While Naomi and Alexandra have been working hard trying to understand a full day of school in Hebrew, I’ve been working hard trying to figure out getting them lockers and textbooks – both of which should be simple but for those of you who know Israeli bureaucracy, you probably not that it is not as simple as it sounds. And that would definitely be true – now on my 4th day on trying to get lockers and have only gotten one for alexandra but not Naomi and spend an entire day working on textbooks and not yet there.
In brief, lockers are owned not by the school but by an outside company and you are supposed to order them on the website and they don’t have anyone who can help you by phone or respond to your questions. Without having an Israeli teudat zeut (identity card), there was no way to sign up on line for a locker and then when I met with the representative in person, she wasn’t set up for cash and couldn’t take my credit card without a teudat zeut. I finally got the representative to take cash, but by then, there were no lockers left in Naomi’s class area as there are less lockers than kids. The locker company and school are promising a solution, and I am curious to see what it will be and when we actually will see it.
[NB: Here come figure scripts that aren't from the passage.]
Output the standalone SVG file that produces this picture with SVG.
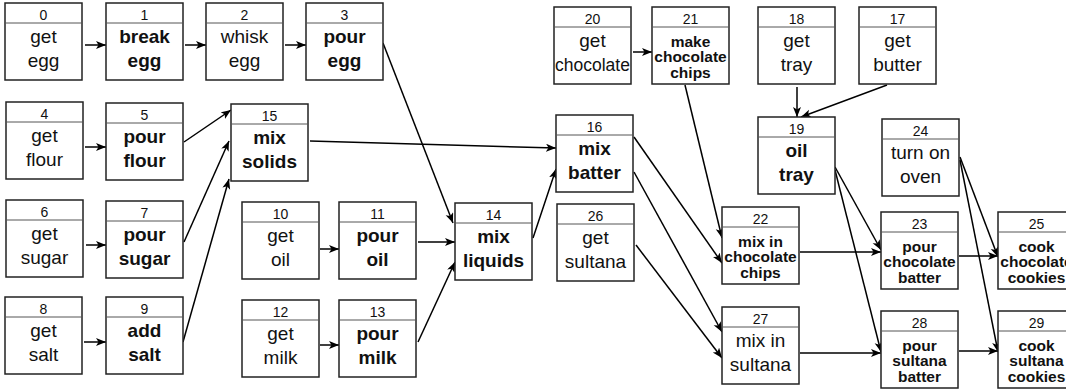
<svg xmlns="http://www.w3.org/2000/svg" width="1066" height="392" viewBox="0 0 1066 392">
<style>
  .box{fill:#fff;stroke:#222;stroke-width:1.5}
  .hdr{stroke:#555;stroke-width:1}
  .num{font-family:"Liberation Sans",Arial,sans-serif;font-size:14px;fill:#111;text-anchor:middle}
  .t{font-family:"Liberation Sans",Arial,sans-serif;font-size:19px;fill:#111;text-anchor:middle}
  .b{font-weight:bold}
  .s{font-family:"Liberation Sans",Arial,sans-serif;font-size:15.5px;font-weight:bold;fill:#111;text-anchor:middle}
  .e{stroke:#000;stroke-width:1.5;fill:none;marker-end:url(#arr)}
</style>
<defs>
  <marker id="arr" markerUnits="userSpaceOnUse" markerWidth="11" markerHeight="9" refX="10" refY="4" orient="auto">
    <path d="M0,0 L10,4 L0,8 L2.5,4 z" fill="#000"/>
  </marker>
</defs>
<rect width="1066" height="392" fill="#fff"/>
<g id="connectors">
  <line class="e" x1="85" y1="45" x2="106" y2="45"/>
  <line class="e" x1="185" y1="45" x2="206" y2="45"/>
  <line class="e" x1="285" y1="45" x2="306" y2="45"/>
  <line class="e" x1="383" y1="43" x2="453" y2="223"/>
  <line class="e" x1="85" y1="147" x2="106" y2="147"/>
  <line class="e" x1="184" y1="142" x2="231" y2="110"/>
  <line class="e" x1="86" y1="245" x2="106" y2="245"/>
  <line class="e" x1="184" y1="242" x2="229" y2="141"/>
  <line class="e" x1="84" y1="342" x2="106" y2="342"/>
  <line class="e" x1="183" y1="342" x2="229" y2="179"/>
  <line class="e" x1="310" y1="141" x2="556" y2="148"/>
  <line class="e" x1="320" y1="249" x2="339" y2="249"/>
  <line class="e" x1="418" y1="242" x2="455" y2="242"/>
  <line class="e" x1="320" y1="345" x2="339" y2="345"/>
  <line class="e" x1="418" y1="342" x2="455" y2="262"/>
  <line class="e" x1="533" y1="238" x2="556" y2="169"/>
  <line class="e" x1="633" y1="52" x2="652" y2="52"/>
  <line class="e" x1="685" y1="85" x2="722" y2="238"/>
  <line class="e" x1="634" y1="137" x2="722" y2="263"/>
  <line class="e" x1="634" y1="172" x2="722" y2="332"/>
  <line class="e" x1="636" y1="245" x2="722" y2="358"/>
  <line class="e" x1="797" y1="87" x2="797" y2="117"/>
  <line class="e" x1="887" y1="85" x2="801" y2="117"/>
  <line class="e" x1="835" y1="167" x2="881" y2="250"/>
  <line class="e" x1="835" y1="170" x2="881" y2="352"/>
  <line class="e" x1="800" y1="252" x2="881" y2="252"/>
  <line class="e" x1="800" y1="353" x2="881" y2="353"/>
  <line class="e" x1="960" y1="157" x2="998" y2="257"/>
  <line class="e" x1="960" y1="160" x2="998" y2="352"/>
  <line class="e" x1="959" y1="256" x2="998" y2="256"/>
  <line class="e" x1="959" y1="351" x2="998" y2="351"/>
</g>
<g id="n0" transform="translate(5,3)"><rect class="box" width="77" height="77"/><line class="hdr" x1="0" y1="20" x2="77" y2="20"/><text class="num" x="38.5" y="17">0</text><text class="t" x="38.5" y="40">get</text><text class="t" x="38.5" y="64">egg</text></g>
<g id="n1" transform="translate(106,3)"><rect class="box" width="77" height="77"/><line class="hdr" x1="0" y1="20" x2="77" y2="20"/><text class="num" x="38.5" y="17">1</text><text class="t b" x="38.5" y="40">break</text><text class="t b" x="38.5" y="64">egg</text></g>
<g id="n2" transform="translate(206,3)"><rect class="box" width="77" height="77"/><line class="hdr" x1="0" y1="20" x2="77" y2="20"/><text class="num" x="38.5" y="17">2</text><text class="t" x="38.5" y="40">whisk</text><text class="t" x="38.5" y="64">egg</text></g>
<g id="n3" transform="translate(306,3)"><rect class="box" width="77" height="77"/><line class="hdr" x1="0" y1="20" x2="77" y2="20"/><text class="num" x="38.5" y="17">3</text><text class="t b" x="38.5" y="40">pour</text><text class="t b" x="38.5" y="64">egg</text></g>
<g id="n4" transform="translate(6,102)"><rect class="box" width="77" height="77"/><line class="hdr" x1="0" y1="20" x2="77" y2="20"/><text class="num" x="38.5" y="17">4</text><text class="t" x="38.5" y="40">get</text><text class="t" x="38.5" y="64">flour</text></g>
<g id="n5" transform="translate(106,103)"><rect class="box" width="77" height="77"/><line class="hdr" x1="0" y1="20" x2="77" y2="20"/><text class="num" x="38.5" y="17">5</text><text class="t b" x="38.5" y="40">pour</text><text class="t b" x="38.5" y="64">flour</text></g>
<g id="n15" transform="translate(231,104)"><rect class="box" width="77" height="77"/><line class="hdr" x1="0" y1="20" x2="77" y2="20"/><text class="num" x="38.5" y="17">15</text><text class="t b" x="38.5" y="40">mix</text><text class="t b" x="38.5" y="64">solids</text></g>
<g id="n6" transform="translate(6,200)"><rect class="box" width="77" height="77"/><line class="hdr" x1="0" y1="20" x2="77" y2="20"/><text class="num" x="38.5" y="17">6</text><text class="t" x="38.5" y="40">get</text><text class="t" x="38.5" y="64">sugar</text></g>
<g id="n7" transform="translate(106,201)"><rect class="box" width="77" height="77"/><line class="hdr" x1="0" y1="20" x2="77" y2="20"/><text class="num" x="38.5" y="17">7</text><text class="t b" x="38.5" y="40">pour</text><text class="t b" x="38.5" y="64">sugar</text></g>
<g id="n10" transform="translate(242,202)"><rect class="box" width="77" height="77"/><line class="hdr" x1="0" y1="20" x2="77" y2="20"/><text class="num" x="38.5" y="17">10</text><text class="t" x="38.5" y="40">get</text><text class="t" x="38.5" y="64">oil</text></g>
<g id="n11" transform="translate(339,202)"><rect class="box" width="77" height="77"/><line class="hdr" x1="0" y1="20" x2="77" y2="20"/><text class="num" x="38.5" y="17">11</text><text class="t b" x="38.5" y="40">pour</text><text class="t b" x="38.5" y="64">oil</text></g>
<g id="n14" transform="translate(455,203)"><rect class="box" width="77" height="77"/><line class="hdr" x1="0" y1="20" x2="77" y2="20"/><text class="num" x="38.5" y="17">14</text><text class="t b" x="38.5" y="40">mix</text><text class="t b" x="38.5" y="64">liquids</text></g>
<g id="n8" transform="translate(5,297)"><rect class="box" width="77" height="77"/><line class="hdr" x1="0" y1="20" x2="77" y2="20"/><text class="num" x="38.5" y="17">8</text><text class="t" x="38.5" y="40">get</text><text class="t" x="38.5" y="64">salt</text></g>
<g id="n9" transform="translate(106,297)"><rect class="box" width="77" height="77"/><line class="hdr" x1="0" y1="20" x2="77" y2="20"/><text class="num" x="38.5" y="17">9</text><text class="t b" x="38.5" y="40">add</text><text class="t b" x="38.5" y="64">salt</text></g>
<g id="n12" transform="translate(242,300)"><rect class="box" width="77" height="77"/><line class="hdr" x1="0" y1="20" x2="77" y2="20"/><text class="num" x="38.5" y="17">12</text><text class="t" x="38.5" y="40">get</text><text class="t" x="38.5" y="64">milk</text></g>
<g id="n13" transform="translate(339,300)"><rect class="box" width="77" height="77"/><line class="hdr" x1="0" y1="20" x2="77" y2="20"/><text class="num" x="38.5" y="17">13</text><text class="t b" x="38.5" y="40">pour</text><text class="t b" x="38.5" y="64">milk</text></g>
<g id="n20" transform="translate(554,7)"><rect class="box" width="77" height="77"/><line class="hdr" x1="0" y1="20" x2="77" y2="20"/><text class="num" x="38.5" y="17">20</text><text class="t" x="38.5" y="40">get</text><text class="t" x="38.5" y="64" style="font-size:17.5px">chocolate</text></g>
<g id="n21" transform="translate(652,7)"><rect class="box" width="77" height="77"/><line class="hdr" x1="0" y1="20" x2="77" y2="20"/><text class="num" x="38.5" y="17">21</text><text class="s" x="38.5" y="39.5">make</text><text class="s" x="38.5" y="55">chocolate</text><text class="s" x="38.5" y="70.5">chips</text></g>
<g id="n18" transform="translate(758,7)"><rect class="box" width="77" height="77"/><line class="hdr" x1="0" y1="20" x2="77" y2="20"/><text class="num" x="38.5" y="17">18</text><text class="t" x="38.5" y="40">get</text><text class="t" x="38.5" y="64">tray</text></g>
<g id="n17" transform="translate(859,7)"><rect class="box" width="77" height="77"/><line class="hdr" x1="0" y1="20" x2="77" y2="20"/><text class="num" x="38.5" y="17">17</text><text class="t" x="38.5" y="40">get</text><text class="t" x="38.5" y="64">butter</text></g>
<g id="n16" transform="translate(556,115)"><rect class="box" width="77" height="77"/><line class="hdr" x1="0" y1="20" x2="77" y2="20"/><text class="num" x="38.5" y="17">16</text><text class="t b" x="38.5" y="40">mix</text><text class="t b" x="38.5" y="64">batter</text></g>
<g id="n19" transform="translate(758,117)"><rect class="box" width="77" height="77"/><line class="hdr" x1="0" y1="20" x2="77" y2="20"/><text class="num" x="38.5" y="17">19</text><text class="t b" x="38.5" y="40">oil</text><text class="t b" x="38.5" y="64">tray</text></g>
<g id="n24" transform="translate(882,119)"><rect class="box" width="77" height="77"/><line class="hdr" x1="0" y1="20" x2="77" y2="20"/><text class="num" x="38.5" y="17">24</text><text class="t" x="38.5" y="40">turn on</text><text class="t" x="38.5" y="64">oven</text></g>
<g id="n26" transform="translate(557,204)"><rect class="box" width="77" height="77"/><line class="hdr" x1="0" y1="20" x2="77" y2="20"/><text class="num" x="38.5" y="17">26</text><text class="t" x="38.5" y="40">get</text><text class="t" x="38.5" y="64">sultana</text></g>
<g id="n22" transform="translate(722,207)"><rect class="box" width="77" height="77"/><line class="hdr" x1="0" y1="20" x2="77" y2="20"/><text class="num" x="38.5" y="17">22</text><text class="s" x="38.5" y="39.5">mix in</text><text class="s" x="38.5" y="55">chocolate</text><text class="s" x="38.5" y="70.5">chips</text></g>
<g id="n23" transform="translate(881,212)"><rect class="box" width="77" height="77"/><line class="hdr" x1="0" y1="20" x2="77" y2="20"/><text class="num" x="38.5" y="17">23</text><text class="s" x="38.5" y="39.5">pour</text><text class="s" x="38.5" y="55">chocolate</text><text class="s" x="38.5" y="70.5">batter</text></g>
<g id="n25" transform="translate(998,212)"><rect class="box" width="77" height="77"/><line class="hdr" x1="0" y1="20" x2="77" y2="20"/><text class="num" x="38.5" y="17">25</text><text class="s" x="38.5" y="39.5">cook</text><text class="s" x="38.5" y="55">chocolate</text><text class="s" x="38.5" y="70.5">cookies</text></g>
<g id="n27" transform="translate(722,307)"><rect class="box" width="77" height="77"/><line class="hdr" x1="0" y1="20" x2="77" y2="20"/><text class="num" x="38.5" y="17">27</text><text class="t" x="38.5" y="40">mix in</text><text class="t" x="38.5" y="64">sultana</text></g>
<g id="n28" transform="translate(881,311)"><rect class="box" width="77" height="77"/><line class="hdr" x1="0" y1="20" x2="77" y2="20"/><text class="num" x="38.5" y="17">28</text><text class="s" x="38.5" y="39.5">pour</text><text class="s" x="38.5" y="55">sultana</text><text class="s" x="38.5" y="70.5">batter</text></g>
<g id="n29" transform="translate(998,311)"><rect class="box" width="77" height="77"/><line class="hdr" x1="0" y1="20" x2="77" y2="20"/><text class="num" x="38.5" y="17">29</text><text class="s" x="38.5" y="39.5">cook</text><text class="s" x="38.5" y="55">sultana</text><text class="s" x="38.5" y="70.5">cookies</text></g>
</svg>
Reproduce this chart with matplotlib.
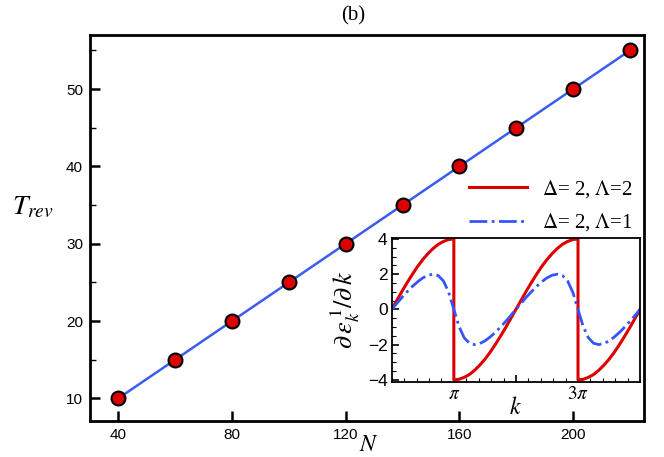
import numpy as np
import matplotlib.pyplot as plt
from matplotlib.ticker import MultipleLocator, FixedLocator

plt.rcParams['mathtext.fontset'] = 'stix'
plt.rcParams['font.family'] = ['Liberation Sans', 'DejaVu Sans']

# main panel: revival time vs N
N = [40, 60, 80, 100, 120, 140, 160, 180, 200, 220]
T_rev = [10, 15, 20, 25, 30, 35, 40, 45, 50, 55]

# inset: group velocity, k in units of pi (sampled every pi/12)
k_seg1 = [i / 12 for i in range(13)]          # 0 .. pi
k_seg2 = [1 + i / 12 for i in range(25)]      # pi .. 3pi
k_seg3 = [3 + i / 12 for i in range(13)]      # 3pi .. 4pi
k_red = k_seg1 + k_seg2 + k_seg3
v_red = [0.00, 0.52, 1.04, 1.53, 2.00, 2.44, 2.83, 3.17, 3.46, 3.70, 3.86, 3.97, 4.00,
         -4.00, -3.97, -3.86, -3.70, -3.46, -3.17, -2.83, -2.44, -2.00, -1.53, -1.04, -0.52, 0.00,
         0.52, 1.04, 1.53, 2.00, 2.44, 2.83, 3.17, 3.46, 3.70, 3.86, 3.97, 4.00,
         -4.00, -3.97, -3.86, -3.70, -3.46, -3.17, -2.83, -2.44, -2.00, -1.53, -1.04, -0.52, 0.00]

k_blue = [i / 12 for i in range(49)]
v_blue = [0.00, 0.35, 0.69, 1.01, 1.31, 1.57, 1.79, 1.94, 2.00, 1.92, 1.61, 0.97,
          0.00, -0.97, -1.61, -1.92, -2.00, -1.94, -1.79, -1.57, -1.31, -1.01, -0.69, -0.35,
          0.00, 0.35, 0.69, 1.01, 1.31, 1.57, 1.79, 1.94, 2.00, 1.92, 1.61, 0.97,
          0.00, -0.97, -1.61, -1.92, -2.00, -1.94, -1.79, -1.57, -1.31, -1.01, -0.69, -0.35, 0.00]

label_red = r'$\Delta$= 2, $\Lambda$=2'
label_blue = r'$\Delta$= 2, $\Lambda$=1'

fig = plt.figure(figsize=(6.64, 4.57), dpi=100)
ax = fig.add_axes([0.1355, 0.0777, 0.8345, 0.8457])

ax.plot(N, T_rev, color='#3a5cf0', lw=1.8, zorder=2)
ax.plot(N, T_rev, 'o', ms=10, mfc='#dd0000', mec='black', mew=1.5, zorder=3)

ax.set_xlim(30, 225)
ax.set_ylim(7, 57)
ax.xaxis.set_major_locator(FixedLocator([40, 80, 120, 160, 200]))
ax.yaxis.set_major_locator(FixedLocator([10, 20, 30, 40, 50]))
ax.yaxis.set_minor_locator(FixedLocator([15, 25, 35, 45, 55]))
ax.tick_params(which='both', direction='in', top=False, right=False, labelsize=11)
ax.tick_params(which='major', length=7, width=1.8, pad=5)
ax.tick_params(which='minor', length=4, width=1.0)
for s in ax.spines.values():
    s.set_linewidth(2.0)

fig.text(369 / 664, 1 - 445 / 457, r'$N$', fontsize=17, ha='center', va='center')
fig.text(33 / 664, 1 - 207 / 457, r'$T_{rev}$', fontsize=20, ha='center', va='center')
fig.text(353 / 664, 1 - 16 / 457, '(b)', fontsize=15, ha='center', va='center',
         family='Liberation Serif')

# legend drawn as proxy lines in the main axes
l1, = ax.plot([], [], color='#dd0000', lw=2.2)
l2, = ax.plot([], [], color='#3355ff', lw=2.0, ls='-.')
leg = ax.legend([l1, l2], [label_red, label_blue], loc='upper left',
                bbox_to_anchor=(0.651, 0.678), frameon=False,
                handlelength=2.75, handletextpad=0.75, labelspacing=0.55,
                prop={'family': 'Liberation Serif', 'size': 15})

# inset
axi = fig.add_axes([0.590, 0.165, 0.374, 0.314])
axi.plot(k_red, v_red, color='#dd0000', lw=2.2)
axi.plot(k_blue, v_blue, color='#3355ff', lw=2.0, ls='-.')
axi.set_xlim(0, 4)
axi.set_ylim(-4.1, 4.05)
axi.xaxis.set_major_locator(FixedLocator([1, 2, 3]))
axi.xaxis.set_minor_locator(MultipleLocator(0.2))
axi.set_xticklabels([r'$\pi$', '', r'$3\pi$'], fontsize=14)
axi.yaxis.set_major_locator(FixedLocator([-4, -2, 0, 2, 4]))
axi.yaxis.set_minor_locator(MultipleLocator(0.5))
axi.tick_params(which='both', direction='in', top=False, right=False)
axi.tick_params(axis='y', labelsize=12.5)
axi.tick_params(which='major', length=5, width=1.2, pad=3)
axi.tick_params(which='minor', length=3, width=0.8)
for s in axi.spines.values():
    s.set_linewidth(1.3)
axi.set_xlabel(r'$k$', fontsize=17, labelpad=-4)
axi.set_ylabel(r'$\partial\,\varepsilon^{\,1}_{k}/\partial\,k$', fontsize=19, labelpad=4)

fig.savefig('out.png', dpi=100)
Now the Israeli schools don’t supply textbooks, though for a few subjects, they have their own anthologies/booklets which they do sell but only when their book selling representative is present which is at limited, middle of the day hours, and but even then, as I learnt today, may or many not have the booklets the school says it has. But for the majority of the books, you have to go to a specialized store that sells school text books and there are very few of them and the whole city is visiting them at the same time. I waited until today as I was told the wait times were hours long last week and yesterday. And even today, once school was started, in the middle of the work day, I needed to walk 30 minutes to the closest textbook store, wait on line 45 minutes to be helped (the text books are in a room closed off to the public), then took 15 mins to be helped (and in the end, was given a wrong book which i discovered when I got home), then wait another 30 minutes to pay for the books, and ended up that they were missing three of the needed books and didn’t know when they would get them in, and don’t answer email or phone calls about what they have in stock. I did feel like a real Israeli experience waiting in line with Israelis speaking hebrew with different accents, from all different backgrounds, most of whom were yelling at the clerks to speed up and wanting to know why there were not more salesperson. As the girls learn to be students in the Israeli schools, I’m working to learn to navigate being a parent of students in the Israeli school system (reading parent emails in hebrew).